What’s In Bloom
Up Close and Personal – Buds, Berries and Cones
With the Greenway looking more and more sparse you might think there is little to see as you hurry through the park. However, I find great delight in the surprise of a brilliant flash of red, the crisp lines of twigs swollen with next year’s leaf buds, and the soft, antler-like show of Magnolia flower buds. All these and more wait patiently through tough, windy, piercing cold winters; caught up in the cycle of horticulture that is life on the Greenway.
At the Harbor Island Pavilion, you might notice the orange-red twigs of Salix bebbiana, with gold tipped buds looking like burnished copper. These are hanging over the seawall stones along the sidewalk – an easy eye level find. Some others take more attention and keen observation. The wonderful, large flower buds of the magnolias, there are 4 varieties throughout the Greenway, remind me of reindeer antlers, and almost beg to be stroked. In the North End Parks are our yellow blooming Magnolia ‘Elizabeth’, and all along the Wharf district park you will find two culitvars of native Sweetbay Magnolia (Magnolia virginiana).
The cones are found on the needle bearing evergreens. In Chinatown the Serbian Spruce (Picea omorika) in the large containers, are loaded with just opened cones, spreading their scales and releasing the mature seeds. In our young Urban Arboretum, across from Rowes Wharf, there are beautiful mature cones on the Japanese White Pine (Pinus parviflora) as well as new cones.

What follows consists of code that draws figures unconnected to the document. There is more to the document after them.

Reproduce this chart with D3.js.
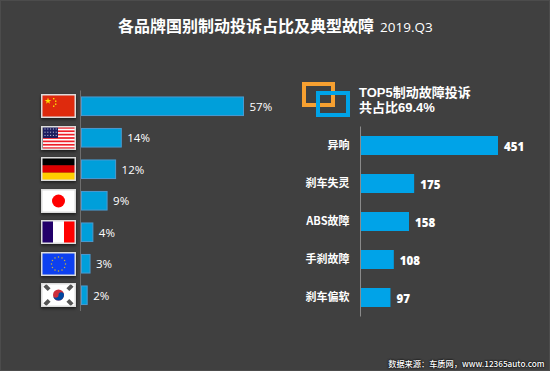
<!DOCTYPE html>
<html>
<head>
<meta charset="utf-8">
<script src="https://cdn.jsdelivr.net/npm/d3@7"></script>
<style>
html, body { margin: 0; padding: 0; background: #404040; }
svg { display: block; }
text { font-family: "Noto Sans CJK SC", "Noto Sans", sans-serif; fill: #fff; }
</style>
</head>
<body>
<svg id="chart" width="550" height="371"></svg>
<script>
var countries = ["cn", "us", "de", "jp", "fr", "eu", "kr"];
var countryShare = [57, 14, 12, 9, 4, 3, 2];
var faults = ["异响", "刹车失灵", "ABS故障", "手刹故障", "刹车偏软"];
var faultCounts = [451, 175, 158, 108, 97];

var svg = d3.select("#chart");

svg.append("rect").attr("width", 550).attr("height", 371).attr("fill", "#404040");
// thin lighter frame round the image
svg.append("rect").attr("x", 0.5).attr("y", 0.5).attr("width", 549).attr("height", 370)
    .attr("fill", "none").attr("stroke", "#4c4c4c");

var defs = svg.append("defs");
var shadow = defs.append("filter").attr("id", "flagShadow")
    .attr("x", "-20%").attr("y", "-20%").attr("width", "140%").attr("height", "150%");
shadow.append("feDropShadow").attr("dx", 0).attr("dy", 1.5).attr("stdDeviation", 1.5)
    .attr("flood-color", "#000").attr("flood-opacity", 0.6);

// title
var title = svg.append("text").attr("x", 118).attr("y", 32)
    .style("font-size", "16px").style("font-weight", 700);
title.append("tspan").text("各品牌国别制动投诉占比及典型故障");
title.append("tspan").attr("dx", 6).style("font-size", "13.5px").style("font-weight", 400)
    .style("font-family", "'Open Sans', sans-serif").text("2019.Q3");

// left chart
var xLeft = d3.scaleLinear().domain([0, 57]).range([81, 243]);
var yLeft = d3.scaleBand().domain(countries).range([90.5, 311]).paddingInner(0.41).paddingOuter(0.205);

svg.append("line").attr("x1", 80.5).attr("x2", 80.5).attr("y1", yLeft.range()[0]).attr("y2", yLeft.range()[1])
    .attr("stroke", "#6e6e6e");

svg.append("g").selectAll("rect").data(countries).join("rect")
    .attr("x", xLeft(0) + 0.5)
    .attr("y", d => yLeft(d))
    .attr("width", (d, i) => xLeft(countryShare[i]) - xLeft(0))
    .attr("height", yLeft.bandwidth())
    .attr("fill", "#009fda")
    .attr("stroke", "#4a9ad0");

svg.append("g").selectAll("text").data(countries).join("text")
    .attr("x", (d, i) => xLeft(countryShare[i]) + 6.5)
    .attr("y", d => yLeft(d) + yLeft.bandwidth() / 2 + 4.5)
    .style("font-size", "11.5px")
    .style("font-family", "'Open Sans', sans-serif")
    .text((d, i) => countryShare[i] + "%");

// flags, 33 x 22 inside the frame
var flagW = 33, flagH = 22;

function stars(g, cx, cy, r, n, size, color) {
    d3.range(n).forEach(function (i) {
        var a = i / n * 2 * Math.PI;
        g.append("rect")
            .attr("x", cx + r * Math.cos(a) - size / 2)
            .attr("y", cy + r * Math.sin(a) - size / 2)
            .attr("width", size).attr("height", size)
            .attr("fill", color);
    });
}

var flagDraw = {
    cn: function (g) {
        g.append("rect").attr("width", flagW).attr("height", flagH).attr("fill", "#de2910");
        g.append("path").attr("transform", "translate(6,6)")
            .attr("d", d3.symbol(d3.symbolStar, 14)).attr("fill", "#ffde00");
        [[11, 3], [13, 5.5], [13, 8.5], [11, 10.5]].forEach(function (p) {
            g.append("rect").attr("x", p[0]).attr("y", p[1]).attr("width", 1.4).attr("height", 1.4).attr("fill", "#ffde00");
        });
    },
    us: function (g) {
        g.append("rect").attr("x", 1).attr("width", flagW - 1).attr("height", flagH).attr("fill", "#fff");
        d3.range(7).forEach(function (i) {
            g.append("rect").attr("x", 1).attr("y", i * 22 / 6.5).attr("width", flagW - 1).attr("height", 22 / 13).attr("fill", "#ee1c25");
        });
        g.append("rect").attr("x", 1).attr("width", 15).attr("height", 11).attr("fill", "#1d1f5e");
        d3.range(3).forEach(function (r) {
            d3.range(5).forEach(function (c) {
                g.append("rect").attr("x", 2.5 + c * 2.8).attr("y", 1.5 + r * 3.2).attr("width", 1).attr("height", 1).attr("fill", "#c9c9e0");
            });
        });
    },
    de: function (g) {
        ["#000", "#dd0000", "#ffce00"].forEach(function (c, i) {
            g.append("rect").attr("y", i * flagH / 3).attr("width", flagW).attr("height", flagH / 3).attr("fill", c);
        });
    },
    jp: function (g) {
        g.append("rect").attr("width", flagW).attr("height", flagH).attr("fill", "#fff");
        g.append("circle").attr("cx", flagW / 2).attr("cy", flagH / 2).attr("r", 6.5).attr("fill", "#f00");
    },
    fr: function (g) {
        ["#21066b", "#fff", "#f00"].forEach(function (c, i) {
            g.append("rect").attr("x", i * flagW / 3).attr("width", flagW / 3).attr("height", flagH).attr("fill", c);
        });
    },
    eu: function (g) {
        g.append("rect").attr("width", flagW).attr("height", flagH).attr("fill", "#0a40f0");
        stars(g, flagW / 2, flagH / 2, 7, 12, 1.3, "#c9b03a");
    },
    kr: function (g) {
        g.append("rect").attr("width", flagW).attr("height", flagH).attr("fill", "#fff");
        var cx = flagW / 2, cy = flagH / 2;
        g.append("circle").attr("cx", cx).attr("cy", cy).attr("r", 5.5).attr("fill", "#cd2e3a");
        g.append("path").attr("d", `M${cx - 5.5},${cy} A5.5,5.5 0 0 0 ${cx + 5.5},${cy} A2.75,2.75 0 0 0 ${cx},${cy} A2.75,2.75 0 0 1 ${cx - 5.5},${cy}Z`)
            .attr("fill", "#0047a0");
        [[-11.5, -7.5, 45], [11.5, -7.5, -45], [-11.5, 7.5, -45], [11.5, 7.5, 45]].forEach(function (p) {
            g.append("rect").attr("x", -3).attr("y", -2).attr("width", 6).attr("height", 4)
                .attr("transform", `translate(${cx + p[0]},${cy + p[1]}) rotate(${p[2]})`)
                .attr("fill", "#555");
        });
    }
};

svg.append("g").selectAll("g").data(countries).join("g")
    .attr("transform", d => `translate(42,${Math.round(yLeft(d) + yLeft.bandwidth() / 2 - flagH / 2)})`)
    .attr("filter", "url(#flagShadow)")
    .each(function (d) {
        var g = d3.select(this);
        flagDraw[d](g);
        g.append("rect").attr("x", -0.25).attr("y", -0.25).attr("width", flagW + 0.5).attr("height", flagH + 0.5)
            .attr("fill", "none").attr("stroke", "#dcdcdc").attr("stroke-width", 1.5);
    });

// top5 heading
svg.append("rect").attr("x", 304).attr("y", 84).attr("width", 29).attr("height", 21)
    .attr("fill", "none").attr("stroke", "#f7a030").attr("stroke-width", 4);
svg.append("rect").attr("x", 318).attr("y", 93).attr("width", 30).attr("height", 22)
    .attr("fill", "none").attr("stroke", "#00a3e8").attr("stroke-width", 4);
var heading = svg.append("text").attr("y", 96.5)
    .style("font-family", "'Liberation Sans', 'Noto Sans CJK SC', sans-serif")
    .style("font-size", "13px").style("font-weight", 700);
heading.append("tspan").attr("x", 359).text("TOP5制动故障投诉");
heading.append("tspan").attr("x", 359).attr("dy", 15.5).text("共占比69.4%");

// right chart
var xRight = d3.scaleLinear().domain([0, 451]).range([361, 498]);
var yRight = d3.scaleBand().domain(faults).range([126.5, 316.5]).paddingInner(0.5).paddingOuter(0.25);

svg.append("line").attr("x1", 360.5).attr("x2", 360.5).attr("y1", yRight.range()[0]).attr("y2", yRight.range()[1])
    .attr("stroke", "#8a8a8a");

svg.append("g").selectAll("rect").data(faults).join("rect")
    .attr("x", xRight(0))
    .attr("y", d => yRight(d))
    .attr("width", (d, i) => xRight(faultCounts[i]) - xRight(0))
    .attr("height", yRight.bandwidth())
    .attr("fill", "#00a3e8");

svg.append("g").selectAll("text").data(faults).join("text")
    .attr("x", (d, i) => xRight(faultCounts[i]) + 6)
    .attr("y", d => yRight(d) + yRight.bandwidth() / 2 + 5)
    .style("font-size", "11.5px").style("font-weight", 800)
    .style("font-family", "'Open Sans', sans-serif")
    .text((d, i) => faultCounts[i]);

svg.append("g").selectAll("text").data(faults).join("text")
    .attr("x", 349.5)
    .attr("y", d => yRight(d) + yRight.bandwidth() / 2 + 3.5)
    .attr("text-anchor", "end")
    .style("font-size", "11px").style("font-weight", 700)
    .text(d => d);

// source, with the dark halo it has in the original
svg.append("text").attr("x", 544.5).attr("y", 366.5).attr("text-anchor", "end")
    .style("font-size", "8.2px").style("font-weight", 500)
    .style("text-shadow", "0 0 2px #000, 0 0 2px #000")
    .text("数据来源：车质网，www.12365auto.com");
</script>
</body>
</html>
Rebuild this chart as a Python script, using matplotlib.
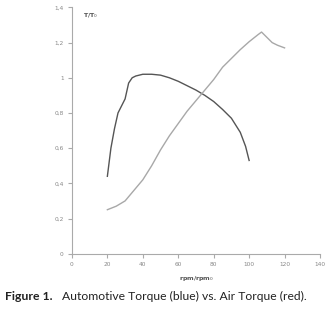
import matplotlib.pyplot as plt

# rpm / rpm0 vs T / T0
auto_rpm = [20, 22, 24, 26, 28, 30, 32, 34, 36, 40, 45, 50, 55, 60, 65, 70,
            75, 80, 85, 90, 95, 98, 100]
auto_torque = [0.44, 0.60, 0.71, 0.80, 0.84, 0.88, 0.97, 1.00, 1.01, 1.02,
               1.02, 1.015, 1.00, 0.98, 0.955, 0.93, 0.90, 0.865, 0.82, 0.77,
               0.69, 0.61, 0.53]

air_rpm = [20, 25, 30, 35, 40, 45, 50, 55, 60, 65, 70, 75, 80, 85, 90, 95,
           100, 105, 107, 110, 113, 116, 120]
air_torque = [0.25, 0.27, 0.30, 0.36, 0.42, 0.50, 0.59, 0.67, 0.74, 0.81,
              0.87, 0.93, 0.99, 1.06, 1.11, 1.16, 1.205, 1.245, 1.26, 1.23,
              1.20, 1.185, 1.17]

x_ticks = [0, 20, 40, 60, 80, 100, 120, 140]
y_ticks = [0, 0.2, 0.4, 0.6, 0.8, 1.0, 1.2, 1.4]
y_tick_labels = ["0", "0,2", "0,4", "0,6", "0,8", "1", "1,2", "1,4"]

caption_bold = "Figure 1."
caption_text = "Automotive Torque (blue) vs. Air Torque (red)."

fig = plt.figure(figsize=(3.33, 3.09), dpi=100)
ax = fig.add_axes([0.216, 0.179, 0.745, 0.797])

ax.plot(auto_rpm, auto_torque, color="#555555", linewidth=1.0)
ax.plot(air_rpm, air_torque, color="#a8a8a8", linewidth=1.0)

ax.set_xlim(0, 140)
ax.set_ylim(0, 1.4)
ax.set_xticks(x_ticks)
ax.set_yticks(y_ticks)
ax.set_yticklabels(y_tick_labels)

for side in ("top", "right"):
    ax.spines[side].set_visible(False)
for side in ("left", "bottom"):
    ax.spines[side].set_color("#aaaaaa")
    ax.spines[side].set_linewidth(0.8)
ax.tick_params(colors="#aaaaaa", length=3, width=0.8, labelsize=4.2,
               labelcolor="#888888", pad=3)

ax.text(0.045, 0.985, "T/T$_0$", transform=ax.transAxes, fontsize=4.5,
        fontweight="bold", color="#555555", va="top", ha="left")
ax.set_xlabel("rpm/rpm$_0$", fontsize=4.5, fontweight="bold",
              color="#555555", labelpad=5)

fig.text(0.015, 0.04, caption_bold, fontsize=8.8, fontweight="bold",
         family="Lato", color="#222222", va="center")
fig.text(0.186, 0.04, caption_text, fontsize=8.7, family="Lato",
         color="#222222", va="center")

fig.savefig("out.png", dpi=100)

Watch, too, for the berries and fruits of the flowering shrubs and trees. Winterberry and rose hips are prolific in various parts of the park, while many other fruits have been eaten clean away by the birds. In some cases all that is left is the dried seed pod. Cupped, curved, and seamed, these small architectural vessels are curious and intriguing. The star-like seed heads of the Sweet Autumn Clematis (Clematis terniflora var. ternifora) in the Pergola in the North End will continue to mature over the month – another easy to view, micro show.